I can easily remember the moment when I first realized that Kraków, the city where I’ve lived ever since I was born, was ruthlessly poisoning me. That moment was around seven years ago, when I first read about the creeping pollution in my home town. Before the anti-pollution activists first arrived on the foggy horizon, did no one really know about the air pollution in Kraków? Why didn’t anyone talk about it? Did we treat air pollution as a regular meteorological phenomenon that didn’t merit any special attention, just like, say, hailstones? I don’t know. It’s hard to understand, let alone explain. Perhaps smog did exist back then, but a social awareness of smog didn’t exist until 2012. To use a well-worn, yet accurate analogy, back then we were all Monsieur Jourdain, who realized he had been “speaking prose while knowing nothing of it”. We realized we had all been breathing death.
This realization brought with it a mass trauma on the scale of an infinitely postponed, yet irreversible medical diagnosis. Like a patient newly informed of their condition, we went through a phase of intensive rebellion: marches and demonstrations, anti-smog masks, plaques commemorating the victims of smog on city walls, an appeal to Pope Francis published in the Italian daily press. Next was the inevitable coming to terms with the fact of illness, and the anticipation of a swift recommendation for successful treatment. Incidentally, accelerated civil education took place. This means that even today, you can converse with just about anyone in Kraków on the subjects of lowering emissions or development in the areas of ‘ventilation corridors’.
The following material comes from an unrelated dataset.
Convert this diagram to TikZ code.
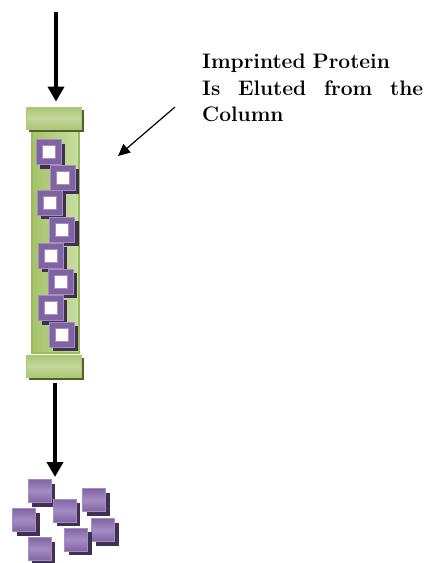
\documentclass[tikz,border=0pt]{standalone}
\usepackage{xcolor}
\usepackage{tikz}
\usetikzlibrary{arrows.meta, shadows, positioning}
\definecolor{tubegreen}{HTML}{9BBB59}
\definecolor{tubelight}{HTML}{C9DDA3}
\definecolor{capdark}{HTML}{4F6228}
\definecolor{protpurple}{HTML}{8064A2}
\definecolor{protlight}{HTML}{A48DC4}
\definecolor{protshadow}{HTML}{3F3151}
\tikzset{
  capbox/.style={rectangle,draw=tubegreen!80!white,line width=0.8pt,top color=tubegreen!85!white,bottom color=tubegreen!85!white,middle color=tubegreen!60!white,minimum width=55pt,minimum height=22pt,inner sep=0pt,drop shadow={shadow xshift=2.5pt,shadow yshift=-3pt,fill=capdark,opacity=1}},
  tubebox/.style={rectangle,draw=tubegreen,line width=1.2pt,left color=tubegreen!90!white,right color=tubelight,minimum width=47pt,minimum height=223pt,inner sep=0pt},
  protein/.style={rectangle,draw=protlight,line width=0.8pt,fill=protpurple,minimum size=#1,inner sep=0pt,drop shadow={shadow xshift=4pt,shadow yshift=-4pt,fill=protshadow,opacity=1}},
  freeprot/.style={protein=#1,fill=none,top color=protpurple,bottom color=protpurple,middle color=protlight},
  hole/.style={rectangle,draw=protlight,line width=0.6pt,fill=white,minimum size=13pt,inner sep=0pt},
  arr/.style={-{Triangle[length=15pt,width=16pt]},line width=3.8pt},
  thinarr/.style={-{Triangle[length=12pt,width=11pt]},line width=1.2pt},
  note/.style={anchor=north west,text width=221pt,align=left,inner sep=0pt,font=\fontsize{21}{26.5}\selectfont\bfseries}
}
\begin{document}
\begin{tikzpicture}[x=1pt,y=-1pt]
  \useasboundingbox (0,0) rectangle (430,563);

  % column with its two end caps
  \node[tubebox] (tube) at (55.5,241.5) {};
  \node[capbox] (topcap) at (53.5,118) {};
  \node[capbox] (botcap) at (54,366) {};

  % bound protein inside the column
  \foreach \i/\x/\y in {1/48.5/152,2/62.5/177.5,3/49.5/202.5,4/62/229.5,5/50.5/255.5,6/60.5/281.5,7/50.5/308,8/61.5/334.5} {
    \node[protein=25pt] (p\i) at (\x,\y) {};
    \node[hole] at (p\i) {};
  }

  % eluted protein below the column
  \foreach \j/\x/\y in {a/39.5/491,b/64.5/510.5,c/94/500,d/24/520,e/103/530,f/76/539.5,g/39.5/549}
    \node[freeprot=23pt] (q\j) at (\x,\y) {};

  \node[note] (label) at (202,54) {Imprinted Protein\\\leavevmode\hbox to 221pt{Is\hfill Eluted\hfill from\hfill the}\\Column};

  \coordinate (feed) at (56,12);
  \coordinate (tail) at (175,107);
  \coordinate (tip) at (118,156);
  \coordinate (pile) at (55,477);

  \draw[arr] (feed) -- ([yshift=5pt]topcap.north -| feed);
  \draw[arr] ([yshift=-6pt]botcap.south -| pile) -- (pile);
  \draw[thinarr] (tail) -- (tip);
\end{tikzpicture}
\end{document}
Several years have passed, and with them so has public agitation. Historically, the smallest number of anti-smog masks can be seen on the streets this year. The leaders of yesteryear’s campaigns and protests, alongside civil servants of different ranks, are taking part in consultations and legislative work too convoluted to electrify anyone. It’s the time of a peculiar ‘little stabilization’; a moment of limbo. Kraków’s smog is out of the headlines. It remains, however, in our lungs and our consciousness. This changes everything.
It changes the past. I have finally understood why the houses here are always so grey, the snow equally grey, and the smells dull. It has dawned on me why the most pleasant moment of each holiday has always been the first breath of fresh air. I have even realized why my mother hauls an oxygen tank around the house.
It changes the present. Kraków has become somewhat gloomier – even more decadent than its usual, unstable, indecisive self. The air is visible. The air reeks. The most interesting initiatives get bogged down with futile disputes. If someone says they are going to a rave, they stay at home, and vice versa. I begin smoking again, because… what do I care? Then I quit again, because hey, let’s not get ahead of ourselves.
Finally, it changes the future. No one believes that thanks to the decisions and actions of civil servants, smog will disappear in any kind of foreseeable future. This means that we have to do something about it on our own. The more far-sighted and interested among us – including allergy sufferers and newly-minted parents – are already moving away, preferably to the Trójmiasto area on Poland’s Baltic coast. Among the rest, I don’t think I know anyone who doesn’t plan on or dream of “leaving Gotham with the Cat Woman”, in the words of local poet and musician Marcin Świetlicki, ever unfailing in sensing Kraków’s subcutaneous tremors and spasms.
“I don’t trust this city anymore / and I took such good care of it, I defended it, I fought off all the invaders”, Świetlicki continues in the same poem, aptly, if surely unintentionally, summing up the specific feelings of the city’s faithful daughters and sons, betrayed by this place flooded with swarms of tourists and clouds of dust, fatal to health and life, a fucking beloved, damned, yet exquisite depression, also known as Kraków.